■ **DATA FOR THIS TASK**
============================================================

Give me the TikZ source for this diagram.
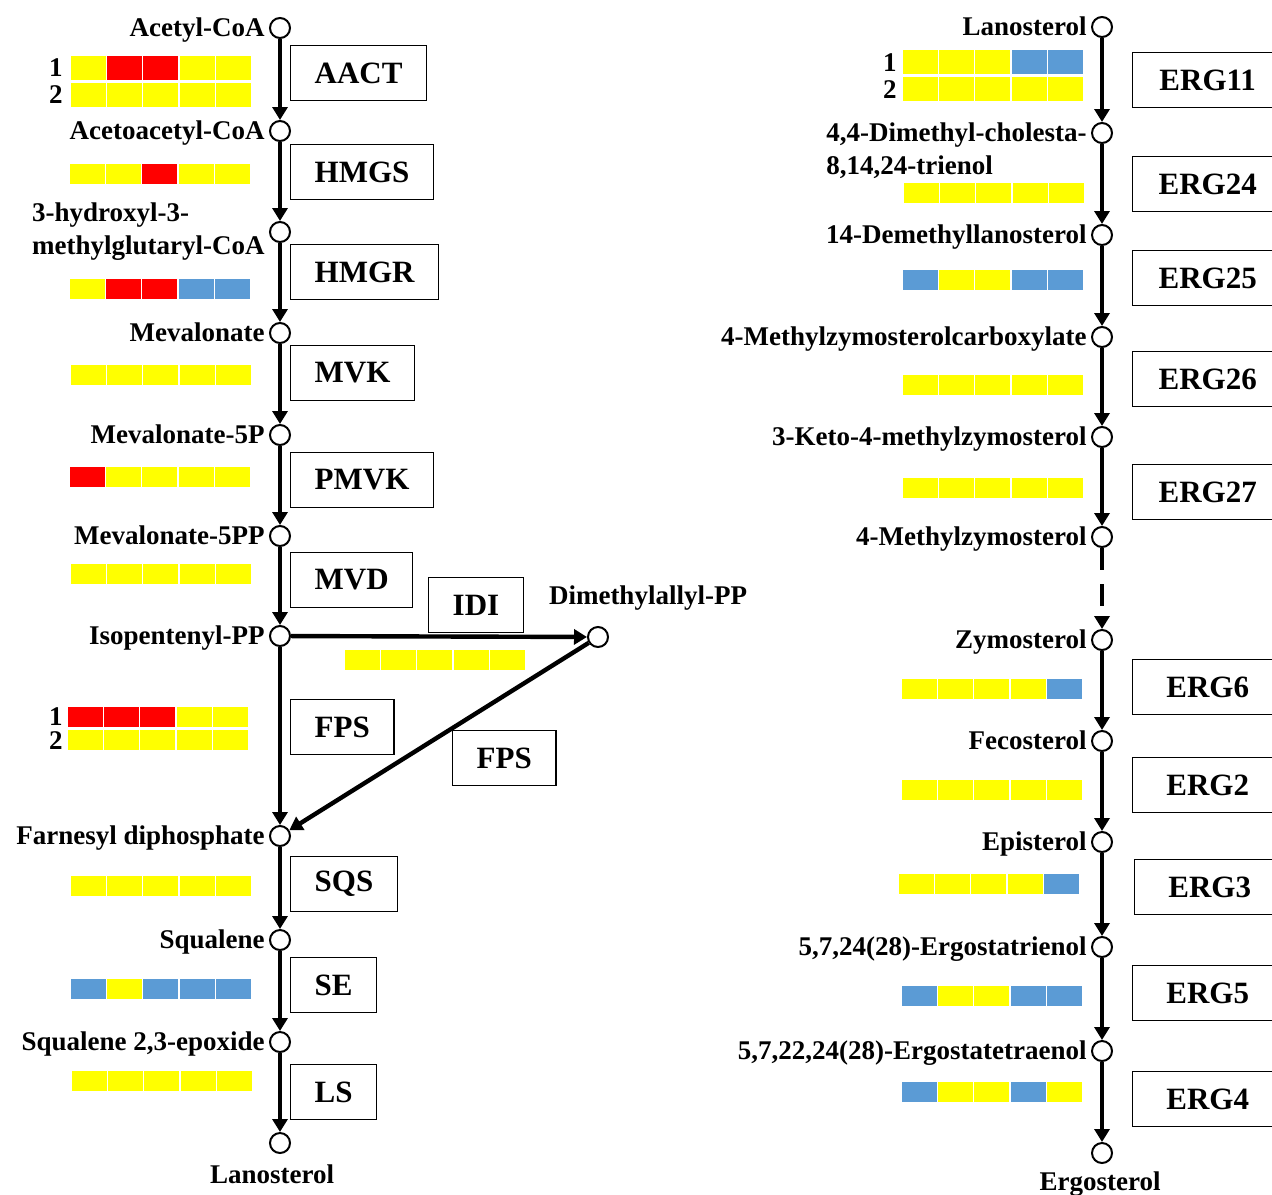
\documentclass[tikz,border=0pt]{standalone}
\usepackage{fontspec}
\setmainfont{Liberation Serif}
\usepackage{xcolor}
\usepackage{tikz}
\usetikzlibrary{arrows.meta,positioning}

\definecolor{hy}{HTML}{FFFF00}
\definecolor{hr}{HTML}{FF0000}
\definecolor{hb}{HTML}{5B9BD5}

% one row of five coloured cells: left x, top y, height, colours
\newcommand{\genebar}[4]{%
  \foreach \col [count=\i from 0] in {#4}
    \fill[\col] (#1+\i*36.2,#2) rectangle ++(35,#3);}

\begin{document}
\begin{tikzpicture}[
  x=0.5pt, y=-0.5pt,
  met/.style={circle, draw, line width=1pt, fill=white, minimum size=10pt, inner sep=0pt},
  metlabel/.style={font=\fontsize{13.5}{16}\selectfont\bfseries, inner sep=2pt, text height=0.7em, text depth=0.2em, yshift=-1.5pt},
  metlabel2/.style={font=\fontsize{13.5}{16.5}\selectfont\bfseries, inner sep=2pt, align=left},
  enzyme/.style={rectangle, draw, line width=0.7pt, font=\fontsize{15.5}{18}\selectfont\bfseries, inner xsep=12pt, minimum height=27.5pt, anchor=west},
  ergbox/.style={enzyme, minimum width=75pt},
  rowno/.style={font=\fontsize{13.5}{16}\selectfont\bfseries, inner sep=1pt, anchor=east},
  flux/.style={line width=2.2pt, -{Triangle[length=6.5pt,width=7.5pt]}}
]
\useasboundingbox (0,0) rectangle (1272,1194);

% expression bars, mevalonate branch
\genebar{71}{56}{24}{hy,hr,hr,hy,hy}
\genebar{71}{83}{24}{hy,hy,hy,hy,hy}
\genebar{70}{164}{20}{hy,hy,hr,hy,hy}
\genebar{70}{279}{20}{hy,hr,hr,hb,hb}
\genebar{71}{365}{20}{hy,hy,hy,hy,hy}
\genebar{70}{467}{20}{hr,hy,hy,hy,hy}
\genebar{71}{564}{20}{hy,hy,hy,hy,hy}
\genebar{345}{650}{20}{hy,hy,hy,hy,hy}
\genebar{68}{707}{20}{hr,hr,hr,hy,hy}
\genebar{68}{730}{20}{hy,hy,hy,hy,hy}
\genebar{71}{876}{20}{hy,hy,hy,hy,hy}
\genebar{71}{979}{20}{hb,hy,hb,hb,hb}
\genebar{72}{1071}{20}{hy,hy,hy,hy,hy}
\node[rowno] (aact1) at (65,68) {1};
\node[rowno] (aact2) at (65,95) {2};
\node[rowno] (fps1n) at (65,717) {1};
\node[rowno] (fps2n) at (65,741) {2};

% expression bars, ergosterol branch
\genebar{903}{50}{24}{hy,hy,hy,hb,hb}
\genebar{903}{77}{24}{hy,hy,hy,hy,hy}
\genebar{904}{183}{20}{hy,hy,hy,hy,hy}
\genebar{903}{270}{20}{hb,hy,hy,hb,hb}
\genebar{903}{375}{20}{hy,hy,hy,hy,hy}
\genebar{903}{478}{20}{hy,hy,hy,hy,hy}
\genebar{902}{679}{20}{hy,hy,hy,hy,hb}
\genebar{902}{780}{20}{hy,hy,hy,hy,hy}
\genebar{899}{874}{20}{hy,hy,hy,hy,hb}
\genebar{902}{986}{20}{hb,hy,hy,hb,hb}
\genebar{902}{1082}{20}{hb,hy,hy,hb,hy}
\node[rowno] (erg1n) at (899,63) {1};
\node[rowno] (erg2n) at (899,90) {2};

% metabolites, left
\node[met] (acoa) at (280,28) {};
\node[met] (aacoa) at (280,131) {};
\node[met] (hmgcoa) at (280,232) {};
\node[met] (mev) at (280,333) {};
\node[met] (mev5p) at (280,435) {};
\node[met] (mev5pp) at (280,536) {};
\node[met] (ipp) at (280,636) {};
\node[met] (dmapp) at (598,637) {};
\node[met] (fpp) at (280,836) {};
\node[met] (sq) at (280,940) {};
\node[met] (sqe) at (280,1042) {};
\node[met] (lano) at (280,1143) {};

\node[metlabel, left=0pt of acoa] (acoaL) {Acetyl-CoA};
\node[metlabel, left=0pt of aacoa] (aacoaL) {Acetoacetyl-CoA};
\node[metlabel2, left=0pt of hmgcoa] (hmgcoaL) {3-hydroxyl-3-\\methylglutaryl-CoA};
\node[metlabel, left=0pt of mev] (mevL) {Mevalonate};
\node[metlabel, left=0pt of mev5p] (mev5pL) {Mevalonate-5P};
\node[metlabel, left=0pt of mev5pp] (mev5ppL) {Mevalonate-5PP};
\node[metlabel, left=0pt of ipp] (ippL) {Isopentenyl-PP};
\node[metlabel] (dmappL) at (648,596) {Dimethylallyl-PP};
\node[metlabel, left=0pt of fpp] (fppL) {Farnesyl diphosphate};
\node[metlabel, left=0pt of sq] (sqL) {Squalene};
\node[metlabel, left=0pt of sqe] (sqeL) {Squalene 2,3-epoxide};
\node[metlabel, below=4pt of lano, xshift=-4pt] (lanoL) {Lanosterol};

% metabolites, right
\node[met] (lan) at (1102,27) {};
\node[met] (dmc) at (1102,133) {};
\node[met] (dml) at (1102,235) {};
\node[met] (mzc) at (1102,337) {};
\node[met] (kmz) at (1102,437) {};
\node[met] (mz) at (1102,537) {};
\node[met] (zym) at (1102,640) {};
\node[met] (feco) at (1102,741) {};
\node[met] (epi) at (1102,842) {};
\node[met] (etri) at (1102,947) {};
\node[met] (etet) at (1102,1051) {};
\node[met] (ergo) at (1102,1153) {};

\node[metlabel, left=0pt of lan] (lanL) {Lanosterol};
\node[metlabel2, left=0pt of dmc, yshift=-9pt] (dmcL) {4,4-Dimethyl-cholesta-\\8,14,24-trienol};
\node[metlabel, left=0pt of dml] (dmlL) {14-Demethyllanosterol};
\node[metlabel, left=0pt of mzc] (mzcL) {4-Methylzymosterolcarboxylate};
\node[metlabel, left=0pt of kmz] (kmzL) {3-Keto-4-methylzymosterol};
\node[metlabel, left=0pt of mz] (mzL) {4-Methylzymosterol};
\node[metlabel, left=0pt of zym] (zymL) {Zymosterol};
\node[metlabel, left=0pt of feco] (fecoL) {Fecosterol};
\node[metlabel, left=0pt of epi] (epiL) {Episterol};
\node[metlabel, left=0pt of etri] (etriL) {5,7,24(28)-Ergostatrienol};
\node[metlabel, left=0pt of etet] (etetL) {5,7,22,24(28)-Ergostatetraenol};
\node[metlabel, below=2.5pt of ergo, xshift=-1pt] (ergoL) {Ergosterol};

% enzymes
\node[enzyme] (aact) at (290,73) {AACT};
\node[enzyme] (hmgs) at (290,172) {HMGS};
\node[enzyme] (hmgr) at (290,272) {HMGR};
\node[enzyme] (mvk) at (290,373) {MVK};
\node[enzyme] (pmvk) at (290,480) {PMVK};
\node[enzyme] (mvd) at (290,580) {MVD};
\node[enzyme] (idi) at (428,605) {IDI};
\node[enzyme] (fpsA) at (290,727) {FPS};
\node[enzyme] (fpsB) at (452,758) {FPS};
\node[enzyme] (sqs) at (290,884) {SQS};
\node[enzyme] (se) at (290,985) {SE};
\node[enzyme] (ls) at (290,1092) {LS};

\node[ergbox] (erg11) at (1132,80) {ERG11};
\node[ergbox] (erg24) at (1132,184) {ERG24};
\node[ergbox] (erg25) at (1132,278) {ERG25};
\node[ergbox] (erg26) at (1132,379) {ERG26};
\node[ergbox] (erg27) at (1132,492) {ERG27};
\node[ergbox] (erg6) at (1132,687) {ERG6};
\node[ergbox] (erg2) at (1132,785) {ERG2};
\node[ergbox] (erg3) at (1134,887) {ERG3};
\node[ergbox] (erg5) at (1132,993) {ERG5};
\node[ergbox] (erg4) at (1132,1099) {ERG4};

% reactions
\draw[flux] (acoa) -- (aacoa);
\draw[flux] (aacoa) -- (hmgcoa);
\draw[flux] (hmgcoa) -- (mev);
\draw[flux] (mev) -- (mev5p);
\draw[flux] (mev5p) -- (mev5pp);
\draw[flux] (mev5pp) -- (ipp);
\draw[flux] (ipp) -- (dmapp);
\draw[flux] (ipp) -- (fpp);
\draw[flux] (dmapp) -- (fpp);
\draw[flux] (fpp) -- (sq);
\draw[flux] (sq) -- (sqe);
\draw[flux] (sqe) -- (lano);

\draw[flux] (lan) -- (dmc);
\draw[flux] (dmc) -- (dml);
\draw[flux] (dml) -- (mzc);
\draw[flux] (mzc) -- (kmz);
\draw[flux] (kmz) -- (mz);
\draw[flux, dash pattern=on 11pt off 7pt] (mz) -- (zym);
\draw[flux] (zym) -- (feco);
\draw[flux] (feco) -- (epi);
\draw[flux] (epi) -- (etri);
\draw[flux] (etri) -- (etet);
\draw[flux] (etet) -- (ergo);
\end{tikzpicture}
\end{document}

============================================================

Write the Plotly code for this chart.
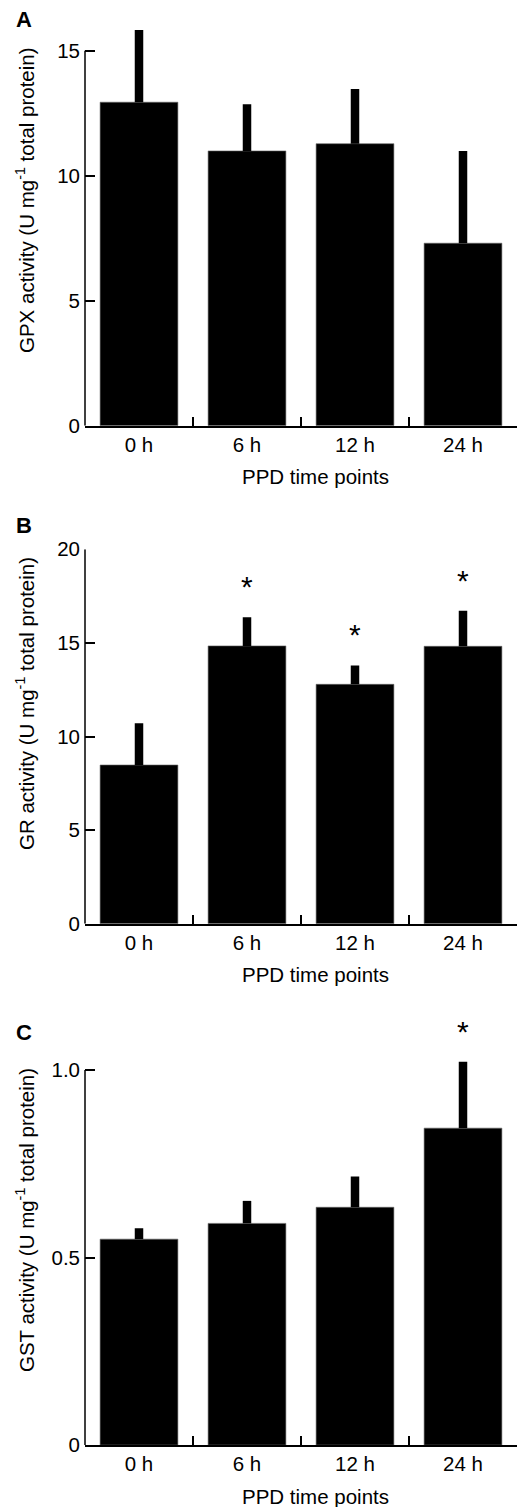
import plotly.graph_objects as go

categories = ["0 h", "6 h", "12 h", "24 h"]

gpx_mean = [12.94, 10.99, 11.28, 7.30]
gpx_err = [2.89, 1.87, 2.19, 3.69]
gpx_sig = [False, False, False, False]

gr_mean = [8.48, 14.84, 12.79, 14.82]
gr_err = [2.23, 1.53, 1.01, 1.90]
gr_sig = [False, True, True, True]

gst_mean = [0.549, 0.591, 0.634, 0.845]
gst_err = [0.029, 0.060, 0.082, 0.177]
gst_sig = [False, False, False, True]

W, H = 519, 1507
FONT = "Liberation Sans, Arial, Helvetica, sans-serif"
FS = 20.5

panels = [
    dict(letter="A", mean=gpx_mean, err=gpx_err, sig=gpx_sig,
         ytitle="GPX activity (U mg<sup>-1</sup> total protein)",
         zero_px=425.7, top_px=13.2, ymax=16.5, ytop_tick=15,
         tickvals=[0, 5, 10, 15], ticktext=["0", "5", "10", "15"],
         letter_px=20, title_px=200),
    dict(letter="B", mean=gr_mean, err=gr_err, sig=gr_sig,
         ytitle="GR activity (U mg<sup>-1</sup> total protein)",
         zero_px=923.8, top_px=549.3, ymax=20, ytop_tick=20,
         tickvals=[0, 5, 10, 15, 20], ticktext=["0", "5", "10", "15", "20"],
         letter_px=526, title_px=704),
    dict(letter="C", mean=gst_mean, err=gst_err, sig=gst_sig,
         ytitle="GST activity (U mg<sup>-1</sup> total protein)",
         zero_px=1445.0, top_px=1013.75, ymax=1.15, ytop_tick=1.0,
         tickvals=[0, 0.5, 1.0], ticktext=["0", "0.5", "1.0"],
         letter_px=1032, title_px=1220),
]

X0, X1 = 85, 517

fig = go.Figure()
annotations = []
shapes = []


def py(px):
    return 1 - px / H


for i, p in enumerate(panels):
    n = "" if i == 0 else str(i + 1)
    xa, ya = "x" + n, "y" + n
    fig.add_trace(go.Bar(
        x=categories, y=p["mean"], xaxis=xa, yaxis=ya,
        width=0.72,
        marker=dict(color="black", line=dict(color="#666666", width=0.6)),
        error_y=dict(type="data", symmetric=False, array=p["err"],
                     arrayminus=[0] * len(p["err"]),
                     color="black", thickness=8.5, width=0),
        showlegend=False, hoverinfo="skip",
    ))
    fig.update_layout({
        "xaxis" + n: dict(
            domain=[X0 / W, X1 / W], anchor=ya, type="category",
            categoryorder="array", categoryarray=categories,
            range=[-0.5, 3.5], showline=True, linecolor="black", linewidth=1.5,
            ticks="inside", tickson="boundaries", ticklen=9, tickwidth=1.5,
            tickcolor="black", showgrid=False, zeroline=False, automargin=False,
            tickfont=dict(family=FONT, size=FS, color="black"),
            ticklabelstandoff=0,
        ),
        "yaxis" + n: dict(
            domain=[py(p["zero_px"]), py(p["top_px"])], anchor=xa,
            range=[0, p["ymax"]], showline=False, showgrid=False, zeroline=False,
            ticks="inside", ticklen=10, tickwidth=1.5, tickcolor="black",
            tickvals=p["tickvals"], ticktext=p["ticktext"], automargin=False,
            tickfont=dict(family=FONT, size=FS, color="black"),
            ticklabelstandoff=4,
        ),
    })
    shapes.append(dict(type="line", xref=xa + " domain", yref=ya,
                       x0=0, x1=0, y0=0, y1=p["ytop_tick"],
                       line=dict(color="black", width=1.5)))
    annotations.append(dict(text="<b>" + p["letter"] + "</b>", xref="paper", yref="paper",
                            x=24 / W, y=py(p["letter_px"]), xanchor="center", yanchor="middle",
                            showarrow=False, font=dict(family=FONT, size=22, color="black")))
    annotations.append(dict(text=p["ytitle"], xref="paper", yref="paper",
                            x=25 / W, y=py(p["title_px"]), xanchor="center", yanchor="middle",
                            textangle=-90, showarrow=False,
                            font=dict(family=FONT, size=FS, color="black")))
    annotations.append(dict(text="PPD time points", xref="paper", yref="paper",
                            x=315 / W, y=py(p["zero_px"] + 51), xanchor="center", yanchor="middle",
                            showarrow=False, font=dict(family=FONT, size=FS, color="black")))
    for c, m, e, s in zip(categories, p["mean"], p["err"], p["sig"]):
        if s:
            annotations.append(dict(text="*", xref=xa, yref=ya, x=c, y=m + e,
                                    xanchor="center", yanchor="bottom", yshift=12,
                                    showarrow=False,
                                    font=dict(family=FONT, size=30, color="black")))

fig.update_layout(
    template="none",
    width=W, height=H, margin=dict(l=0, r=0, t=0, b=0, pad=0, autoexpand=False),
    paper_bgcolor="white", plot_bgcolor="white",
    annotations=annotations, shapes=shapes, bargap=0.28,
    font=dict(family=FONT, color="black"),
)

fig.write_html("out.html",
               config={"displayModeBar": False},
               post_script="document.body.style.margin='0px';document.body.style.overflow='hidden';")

============================================================

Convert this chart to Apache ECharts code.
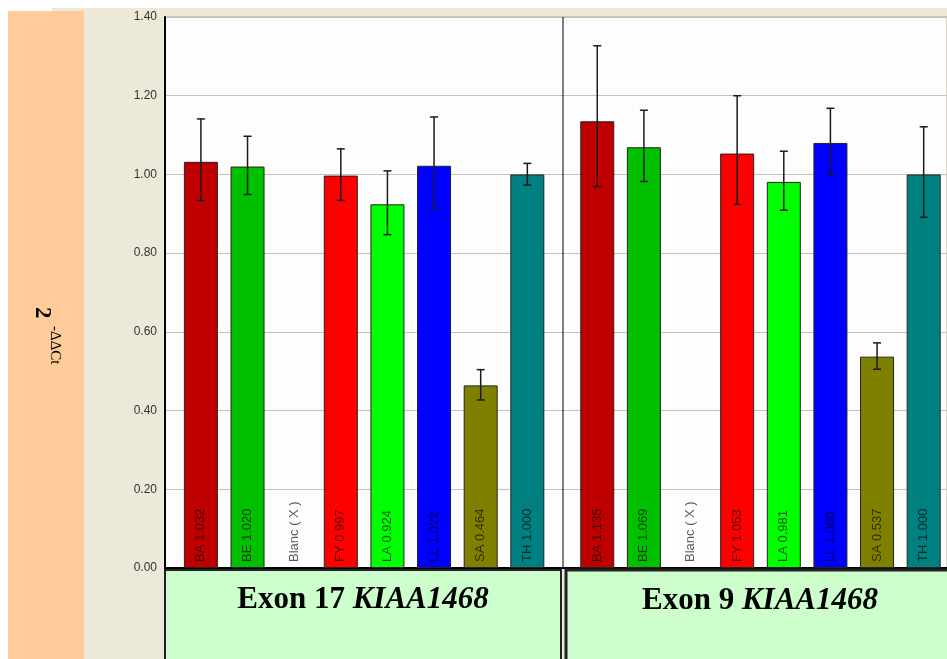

============================================================

■ **SET PROBLEM**
Taking the material above, give again exactly the lines from the one holding "Write the Plotly code for this chart." through the one holding "gr_sig = [False, True, True, True]", with both ends and without pictures.

■ **PROBLEM SOLUTION**
Write the Plotly code for this chart.
import plotly.graph_objects as go

categories = ["0 h", "6 h", "12 h", "24 h"]

gpx_mean = [12.94, 10.99, 11.28, 7.30]
gpx_err = [2.89, 1.87, 2.19, 3.69]
gpx_sig = [False, False, False, False]

gr_mean = [8.48, 14.84, 12.79, 14.82]
gr_err = [2.23, 1.53, 1.01, 1.90]
gr_sig = [False, True, True, True]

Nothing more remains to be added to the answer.